Arbitration as a Condition of Employment: What Employers Can Do Now with the Preemption of AB 51
On February 15, 2023, the Ninth Circuit Court of Appeals delivered another chapter in the arbitration agreement saga playing out in California and across the U.S. in a case called Chamber of Commerce of the U.S. v. Bonta. You might have already heard about or seen this in legal news and on social media. Rather than being the first to report on this, we wanted to take the time to carefully consider the case and its implications for California employers.
To summarize the Bonta case, a three-judge panel for the Ninth Circuit found that the Federal Arbitration Act (FAA) preempts AB 51, a California law that prohibits the formation of mandatory employment arbitration agreements. The decision means that requiring employees to sign an otherwise reasonable arbitration agreement as a condition of employment may be permissible; whether arbitration agreements should be mandatory is a more complicated question.

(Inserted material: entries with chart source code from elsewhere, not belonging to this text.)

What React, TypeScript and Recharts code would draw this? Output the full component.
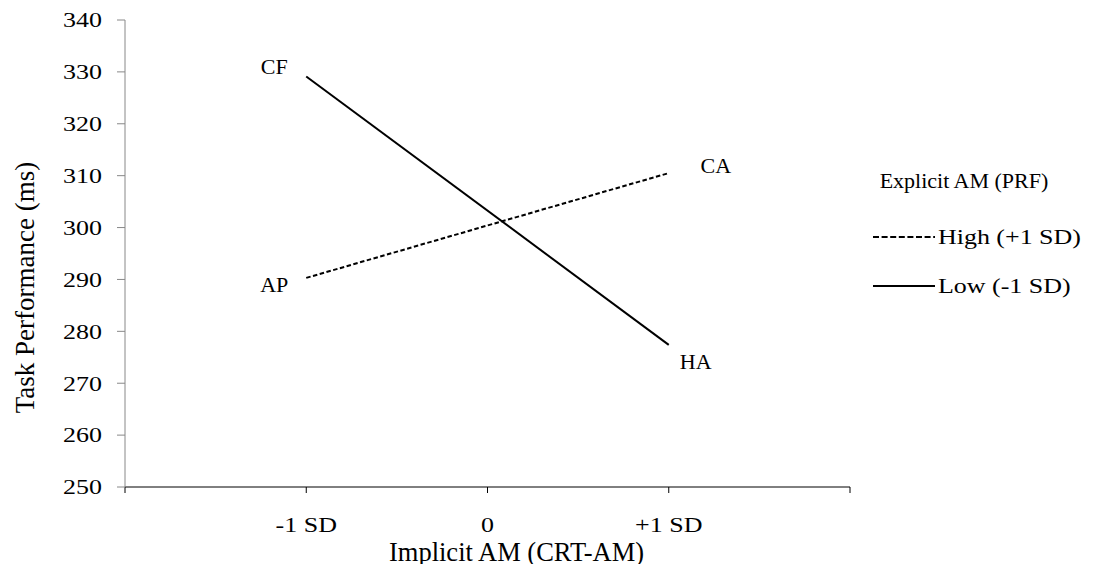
import { LineChart, Line, XAxis, YAxis, LabelList, Legend } from "recharts";

// values
const xValues = [-1, 1];
const highValues = [290.3, 310.5];
const lowValues = [329.1, 277.4];
const highLabels = ["AP", "CA"];
const lowLabels = ["CF", "HA"];

const xTicks = [-2, -1, 0, 1, 2];
const xTickLabels = ["", "-1 SD", "0", "+1 SD", ""];
const yTicks = [250, 260, 270, 280, 290, 300, 310, 320, 330, 340];

const seriesNames = ["High (+1 SD)", "Low (-1 SD)"];

const rows = xValues.map((x, i) => ({
    x,
    high: highValues[i],
    low: lowValues[i],
    highLabel: highLabels[i],
    lowLabel: lowLabels[i],
}));

const FONT = "Liberation Serif";
const STRETCH = 1.18; // the source text is a bit wide

// label offsets from each point (px)
const highOffsets = [
    { dx: -32, dy: 7 },
    { dx: 47, dy: -8 },
];
const lowOffsets = [
    { dx: -32, dy: -10 },
    { dx: 27, dy: 17 },
];

const pointLabel = (offsets: { dx: number; dy: number }[]) => (props: any) => {
    const { x, y, value, index } = props;
    const o = offsets[index] || { dx: 0, dy: 0 };
    return (
        <text
            x={x + o.dx}
            y={y + o.dy}
            textAnchor="middle"
            dominantBaseline="central"
            fontFamily={FONT}
            fontSize={22}
            fill="#000"
        >
            {value}
        </text>
    );
};

// tick text, widened a little around its anchor
const WideTick = (props: any) => {
    const { x, y, payload, textAnchor, tickFormatter, dy = 0 } = props;
    const label = tickFormatter ? tickFormatter(payload.value) : payload.value;
    return (
        <g transform={`translate(${x},${y + dy}) scale(${STRETCH},1)`}>
            <text
                x={0}
                y={0}
                textAnchor={textAnchor}
                dominantBaseline="central"
                fontFamily={FONT}
                fontSize={22}
                fill="#000"
            >
                {label}
            </text>
        </g>
    );
};

const renderLegend = () => (
    <svg width={230} height={140} fontFamily={FONT}>
        <text x={91} y={20} textAnchor="middle" dominantBaseline="central" fontSize={22} fill="#000">
            Explicit AM (PRF)
        </text>
        <line x1={0} y1={77} x2={62} y2={77} stroke="#000" strokeWidth={2} strokeDasharray="6 2.6" />
        <text
            transform={`translate(65,77) scale(${STRETCH},1)`}
            dominantBaseline="central"
            fontSize={22}
            fill="#000"
        >
            {seriesNames[0]}
        </text>
        <line x1={0} y1={126} x2={62} y2={126} stroke="#000" strokeWidth={2} />
        <text
            transform={`translate(65,126) scale(${STRETCH},1)`}
            dominantBaseline="central"
            fontSize={22}
            fill="#000"
        >
            {seriesNames[1]}
        </text>
    </svg>
);

const formatX = (v: number) => xTickLabels[xTicks.indexOf(v)];

export default function App() {
    return (
        <div style={{ marginBottom: -8 }}>
            <LineChart
                width={1085}
                height={564}
                data={rows}
                margin={{ top: 12, right: 243, bottom: 0, left: 0 }}
            >
                <XAxis
                    dataKey="x"
                    type="number"
                    domain={[-2, 2]}
                    ticks={xTicks}
                    tickFormatter={formatX}
                    height={85}
                    tickSize={6}
                    tickMargin={27}
                    stroke="#000"
                    tick={<WideTick dy={5} />}
                    label={{
                        content: (p: any) => (
                            <text
                                x={p.viewBox.x + p.viewBox.width / 2 + 29}
                                y={p.viewBox.y + 74}
                                textAnchor="middle"
                                fontFamily={FONT}
                                fontSize={26.5}
                                fill="#000"
                            >
                                Implicit AM (CRT-AM)
                            </text>
                        ),
                    }}
                />
                <YAxis
                    type="number"
                    domain={[250, 340]}
                    ticks={yTicks}
                    width={117}
                    tickSize={8}
                    tickMargin={15}
                    stroke="#888"
                    tick={<WideTick />}
                    label={{
                        content: (p: any) => {
                            const cx = 17;
                            const cy = p.viewBox.y + p.viewBox.height / 2 + 34;
                            return (
                                <text
                                    x={cx}
                                    y={cy}
                                    transform={`rotate(-90 ${cx} ${cy})`}
                                    textAnchor="middle"
                                    dominantBaseline="central"
                                    fontFamily={FONT}
                                    fontSize={27}
                                    fill="#000"
                                >
                                    Task Performance (ms)
                                </text>
                            );
                        },
                    }}
                />
                <Legend
                    layout="horizontal"
                    verticalAlign="middle"
                    align="center"
                    content={renderLegend}
                    wrapperStyle={{ left: 865, top: 152, width: 230, height: 140 }}
                />
                <Line
                    dataKey="high"
                    name={seriesNames[0]}
                    stroke="#000"
                    strokeWidth={2}
                    strokeDasharray="4.5 2.5"
                    dot={false}
                    activeDot={false}
                    isAnimationActive={false}
                >
                    <LabelList dataKey="highLabel" content={pointLabel(highOffsets)} />
                </Line>
                <Line
                    dataKey="low"
                    name={seriesNames[1]}
                    stroke="#000"
                    strokeWidth={2}
                    dot={false}
                    activeDot={false}
                    isAnimationActive={false}
                >
                    <LabelList dataKey="lowLabel" content={pointLabel(lowOffsets)} />
                </Line>
            </LineChart>
        </div>
    );
}
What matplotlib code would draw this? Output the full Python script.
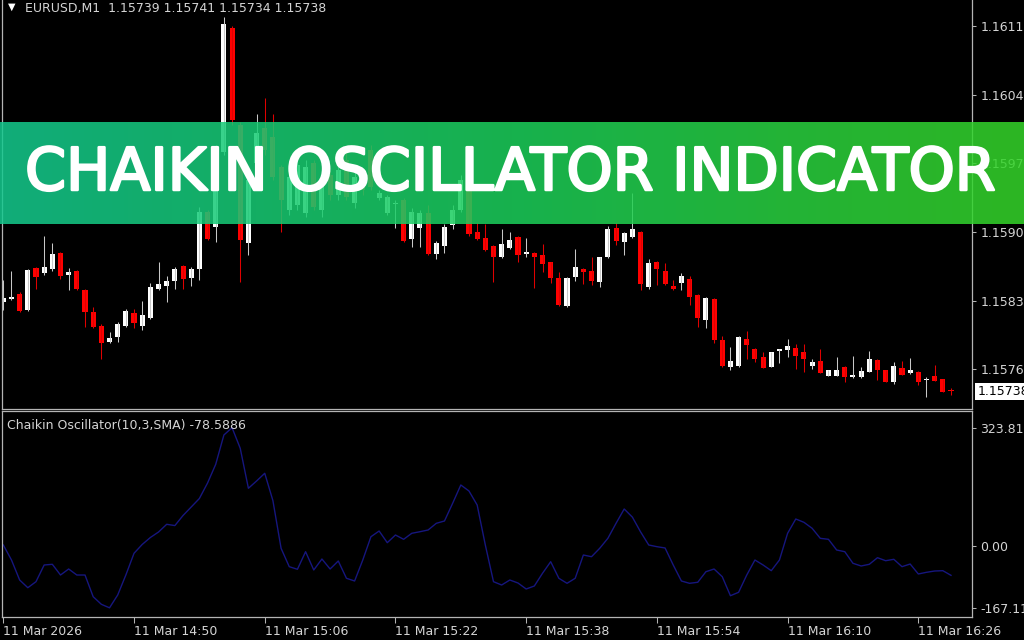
import numpy as np
import matplotlib.pyplot as plt
import matplotlib.patheffects as pe
from matplotlib.colors import LinearSegmentedColormap
from matplotlib.patches import Rectangle

W, H = 1024, 640

# EURUSD M1 candles
opens = [1.15829, 1.15832, 1.15837, 1.15820, 1.15863, 1.15858, 1.15862, 1.15879, 1.15856, 1.15860,
         1.15841, 1.15818, 1.15804, 1.15788, 1.15793, 1.15804, 1.15817, 1.15804, 1.15812, 1.15842,
         1.15845, 1.15850, 1.15865, 1.15853, 1.15862, 1.15920, 1.15905, 1.15982, 1.16108, 1.16009,
         1.15889, 1.15970, 1.16006, 1.15997, 1.15966, 1.15922, 1.15928, 1.15919, 1.15970, 1.15922,
         1.15958, 1.15938, 1.15974, 1.15930, 1.15958, 1.15984, 1.15935, 1.15919, 1.15929, 1.15933,
         1.15893, 1.15904, 1.15919, 1.15878, 1.15886, 1.15907, 1.15922, 1.15945, 1.15900, 1.15894,
         1.15886, 1.15874, 1.15884, 1.15895, 1.15878, 1.15879, 1.15877, 1.15869, 1.15853, 1.15824,
         1.15854, 1.15862, 1.15860, 1.15849, 1.15874, 1.15904, 1.15890, 1.15895, 1.15900, 1.15844,
         1.15869, 1.15860, 1.15845, 1.15848, 1.15852, 1.15836, 1.15810, 1.15832, 1.15790, 1.15762,
         1.15763, 1.15791, 1.15781, 1.15772, 1.15762, 1.15779, 1.15780, 1.15782, 1.15777, 1.15763,
         1.15768, 1.15753, 1.15753, 1.15762, 1.15752, 1.15752, 1.15757, 1.15769, 1.15759, 1.15747,
         1.15761, 1.15756, 1.15757, 1.15749, 1.15753, 1.15750, 1.15739]
highs = [1.15851, 1.15860, 1.15839, 1.15862, 1.15864, 1.15896, 1.15889, 1.15880, 1.15863, 1.15861,
         1.15842, 1.15823, 1.15806, 1.15798, 1.15808, 1.15821, 1.15821, 1.15830, 1.15848, 1.15869,
         1.15855, 1.15864, 1.15866, 1.15864, 1.15926, 1.15922, 1.15989, 1.16120, 1.16110, 1.16012,
         1.15958, 1.16020, 1.16037, 1.16021, 1.15968, 1.15961, 1.15974, 1.15974, 1.15974, 1.15963,
         1.15963, 1.15974, 1.15984, 1.15961, 1.15963, 1.15989, 1.15943, 1.15938, 1.15933, 1.15935,
         1.15925, 1.15922, 1.15928, 1.15891, 1.15908, 1.15928, 1.15958, 1.15948, 1.15909, 1.15908,
         1.15887, 1.15903, 1.15900, 1.15896, 1.15894, 1.15880, 1.15888, 1.15869, 1.15859, 1.15854,
         1.15883, 1.15863, 1.15874, 1.15875, 1.15906, 1.15909, 1.15900, 1.15940, 1.15901, 1.15872,
         1.15870, 1.15868, 1.15851, 1.15858, 1.15855, 1.15837, 1.15834, 1.15833, 1.15794, 1.15783,
         1.15794, 1.15799, 1.15782, 1.15777, 1.15778, 1.15781, 1.15791, 1.15786, 1.15786, 1.15770,
         1.15781, 1.15759, 1.15772, 1.15763, 1.15773, 1.15762, 1.15779, 1.15770, 1.15759, 1.15767,
         1.15768, 1.15771, 1.15758, 1.15752, 1.15764, 1.15750, 1.15741]
lows = [1.15820, 1.15831, 1.15818, 1.15819, 1.15842, 1.15856, 1.15860, 1.15852, 1.15841, 1.15841,
        1.15803, 1.15802, 1.15770, 1.15787, 1.15788, 1.15803, 1.15802, 1.15800, 1.15811, 1.15841,
        1.15829, 1.15842, 1.15842, 1.15845, 1.15851, 1.15892, 1.15890, 1.15979, 1.16009, 1.15849,
        1.15877, 1.15963, 1.15979, 1.15953, 1.15900, 1.15917, 1.15922, 1.15915, 1.15922, 1.15915,
        1.15933, 1.15933, 1.15933, 1.15925, 1.15938, 1.15943, 1.15933, 1.15917, 1.15904, 1.15890,
        1.15885, 1.15885, 1.15877, 1.15872, 1.15879, 1.15903, 1.15920, 1.15896, 1.15892, 1.15881,
        1.15849, 1.15873, 1.15883, 1.15869, 1.15875, 1.15843, 1.15859, 1.15848, 1.15824, 1.15823,
        1.15850, 1.15847, 1.15846, 1.15844, 1.15873, 1.15887, 1.15877, 1.15894, 1.15841, 1.15842,
        1.15846, 1.15846, 1.15841, 1.15841, 1.15825, 1.15803, 1.15802, 1.15787, 1.15762, 1.15759,
        1.15762, 1.15770, 1.15767, 1.15761, 1.15762, 1.15766, 1.15772, 1.15760, 1.15757, 1.15760,
        1.15756, 1.15753, 1.15753, 1.15747, 1.15751, 1.15751, 1.15757, 1.15749, 1.15747, 1.15745,
        1.15754, 1.15755, 1.15744, 1.15732, 1.15748, 1.15737, 1.15734]
closes = [1.15833, 1.15834, 1.15819, 1.15861, 1.15854, 1.15864, 1.15878, 1.15855, 1.15859, 1.15842,
          1.15818, 1.15803, 1.15787, 1.15792, 1.15806, 1.15819, 1.15807, 1.15815, 1.15844, 1.15847,
          1.15850, 1.15862, 1.15852, 1.15862, 1.15920, 1.15893, 1.15986, 1.16112, 1.16014, 1.15892,
          1.15953, 1.16001, 1.15984, 1.15956, 1.15933, 1.15956, 1.15968, 1.15966, 1.15926, 1.15950,
          1.15938, 1.15963, 1.15936, 1.15956, 1.15943, 1.15946, 1.15940, 1.15936, 1.15930, 1.15891,
          1.15920, 1.15919, 1.15878, 1.15889, 1.15905, 1.15922, 1.15953, 1.15898, 1.15893, 1.15882,
          1.15875, 1.15888, 1.15892, 1.15877, 1.15879, 1.15874, 1.15867, 1.15853, 1.15825, 1.15853,
          1.15864, 1.15859, 1.15850, 1.15874, 1.15903, 1.15891, 1.15899, 1.15903, 1.15847, 1.15868,
          1.15862, 1.15847, 1.15842, 1.15855, 1.15834, 1.15812, 1.15833, 1.15790, 1.15763, 1.15768,
          1.15793, 1.15785, 1.15770, 1.15761, 1.15777, 1.15780, 1.15784, 1.15773, 1.15770, 1.15767,
          1.15756, 1.15759, 1.15759, 1.15752, 1.15754, 1.15758, 1.15770, 1.15759, 1.15747, 1.15763,
          1.15754, 1.15759, 1.15747, 1.15750, 1.15748, 1.15737, 1.15738]

# Chaikin Oscillator(10,3,SMA)
chaikin = [4.1, -36.8, -91.3, -112.3, -95.9, -50.4, -48.5, -77.7, -61.3, -77.7,
           -77.7, -136.8, -157.5, -167.1, -132.2, -77.7, -18.5, 5.5, 24.5, 39.5,
           60.5, 57.0, 84.5, 107.6, 130.8, 173.0, 224.0, 303.8, 323.8, 267.6,
           158.6, 178.5, 199.5, 125.0, -4.9, -55.0, -62.1, -14.2, -64.0, -34.1,
           -61.3, -39.5, -86.6, -94.0, -36.8, 26.7, 42.2, 10.4, 31.3, 19.6,
           36.0, 40.3, 45.0, 63.2, 69.5, 117.7, 167.6, 151.2, 113.1, 4.1,
           -95.9, -104.9, -91.3, -99.5, -115.8, -107.6, -73.0, -41.4, -86.6, -100.3,
           -86.6, -23.2, -27.8, -4.9, 22.3, 63.2, 102.2, 80.0, 40.0, 4.1,
           -0.5, -4.0, -50.4, -94.0, -100.3, -97.5, -68.7, -61.3, -82.3, -134.1,
           -124.8, -77.7, -36.8, -50.4, -65.9, -36.8, 36.0, 74.9, 65.9, 49.6,
           22.3, 19.6, -9.5, -14.2, -45.8, -53.1, -48.5, -30.5, -38.7, -34.9,
           -55.0, -47.7, -74.9, -70.3, -66.8, -65.9, -78.59]

time_labels = ['11 Mar 2026', '11 Mar 14:50', '11 Mar 15:06', '11 Mar 15:22',
               '11 Mar 15:38', '11 Mar 15:54', '11 Mar 16:10', '11 Mar 16:26']
time_label_bars = [0, 16, 32, 48, 64, 80, 96, 112]
price_ticks = [1.16110, 1.16040, 1.15970, 1.15900, 1.15830, 1.15760]
osc_ticks = [323.813, 0.0, -167.11]
osc_tick_labels = ['323.813', '0.00', '-167.11']

AXIS = '#b4b4b4'
TXT = '#d4d4d4'

fig = plt.figure(figsize=(W / 100, H / 100), dpi=100, facecolor='black')


def px_axes(x0, y0, x1, y1):
    return fig.add_axes([x0 / W, 1 - y1 / H, (x1 - x0) / W, (y1 - y0) / H])


o, h, l, c = map(np.array, (opens, highs, lows, closes))
x = np.arange(len(o))
up = c >= o
xlim = (-0.16, 118.57)

# price window
ax = px_axes(2, 0, 972, 409)
ax.set_facecolor('black')
ax.vlines(x, l, h, colors=np.where(up, '#c8c8c8', '#e00000'), lw=0.75)
body = np.maximum(np.abs(c - o), 1.1e-5)
ax.bar(x, body, 0.62, bottom=np.minimum(o, c),
       color=np.where(up, 'white', '#ff0000'), lw=0)
ax.set_xlim(*xlim)
ax.set_ylim(1.157193, 1.161369)
ax.set_xticks([])
ax.yaxis.tick_right()
ax.set_yticks(price_ticks)
ax.set_yticklabels([f'{p:.5f}' for p in price_ticks])
ax.tick_params(axis='y', colors=AXIS, labelcolor=TXT, length=3, width=0.75,
               pad=3, labelsize=9)
ax.spines['top'].set_visible(False)
for s in ('left', 'right', 'bottom'):
    ax.spines[s].set_color(AXIS)
    ax.spines[s].set_linewidth(0.9)

# indicator window
ax2 = px_axes(2, 411, 972, 617)
ax2.set_facecolor('black')
ax2.plot(x, chaikin, color='#16167e', lw=1.0)
ax2.set_xlim(*xlim)
ax2.set_ylim(-192.1, 369.2)
ax2.yaxis.tick_right()
ax2.set_yticks(osc_ticks)
ax2.set_yticklabels(osc_tick_labels)
ax2.set_xticks(time_label_bars)
ax2.set_xticklabels(time_labels, ha='left')
ax2.tick_params(axis='y', colors=AXIS, labelcolor=TXT, length=3, width=0.75,
                pad=3, labelsize=9)
ax2.tick_params(axis='x', colors=AXIS, labelcolor=TXT, length=4, width=0.75,
                pad=1.5, labelsize=9)
for s in ax2.spines.values():
    s.set_color(AXIS)
    s.set_linewidth(0.9)

# header texts
fig.text(8 / W, 1 - 7 / H, '\u25bc', color='white', fontsize=7, va='center')
fig.text(25 / W, 1 - 12 / H, 'EURUSD,M1  1.15739 1.15741 1.15734 1.15738',
         color=TXT, fontsize=9, va='baseline')
fig.text(7 / W, 1 - 429 / H, 'Chaikin Oscillator(10,3,SMA) -78.5886',
         color=TXT, fontsize=9, va='baseline')

# current price marker
fig.add_artist(Rectangle((975 / W, 1 - 400 / H), 60 / W, 17 / H,
                         transform=fig.transFigure, fc='white', ec='none'))
fig.text(978 / W, 1 - 391.5 / H, f'{closes[-1]:.5f}', color='black',
         fontsize=9, va='center')

# banner
axb = px_axes(0, 122, 1024, 224)
axb.axis('off')
grad = np.linspace(0, 1, 256)[None, :]
cmap = LinearSegmentedColormap.from_list(
    'banner', ['#14c98e', '#1ccf5b', '#35d529'])
axb.imshow(grad, aspect='auto', cmap=cmap, alpha=0.86, extent=[0, 1, 0, 1])
axb.set_xlim(0, 1)
axb.set_ylim(0, 1)
fig.text(510 / W, 1 - 190 / H, 'CHAIKIN OSCILLATOR INDICATOR', color='white',
         fontsize=42.3, ha='center', va='baseline', family='DejaVu Sans',
         path_effects=[pe.withStroke(linewidth=1.8, foreground='white')])

fig.savefig('out.png', dpi=100, facecolor='black')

More Complicated Than it Seems
This might seem like a positive decision in favor of employers—and indeed many commentators are heralding it as such. But California employers should be wary. All three branches of the California government have been opposed to mandatory arbitration agreements in recent years, and it is possible, if not likely, that California will try to find another way to require voluntary arbitration agreements in the near future. This could invalidate any mandatory arbitration agreements rolled out between now and then, requiring a disruptive and confusing additional rollout after that. The governing California Supreme Court case on arbitration agreements, Armendariz v. Foundation Health Psychare Services, Inc., still gives California courts discretion to strike down arbitration agreements that they find to be “procedurally unconscionable,” which includes undue influence and pressure in the arbitration agreement process.
The FAIR Act
This is not just an issue in California. After a number of Supreme Court decisions found in favor of employers in arbitration disputes, Democrats in both houses of Congress introduced the Forced Arbitration Injustice Repeal Act (the FAIR Act) in February 2019. The proposed bill would invalidate any contract that requires forced arbitration (outside of limited conditions), making judges the decisionmakers in disputes where arbitration is required, and prevent employment contracts from blocking an employee’s engagement with labor unions due to arbitration. The bill was re-introduced in the 117th Congress after not passing the Senate in the 116th Congress.
What Does This Mean for Your Business?
California employers should be cautious in their approach to arbitration agreements. If you have worked with our compliance team, you’re likely already aware of our recommendation that employers utilize voluntary arbitration agreements. If you have already rolled out voluntary agreements to your employees, we find NO compelling reason to replace those with mandatory agreements. As for replacing those voluntary agreements with mandatory ones for all new hires, that is not a decision we encourage employers to make lightly. Requiring arbitration agreements for California employees requires careful thought and a risk tolerance assessment, along with the counsel of experienced employment attorneys, such as the attorneys at Medina McKelvey.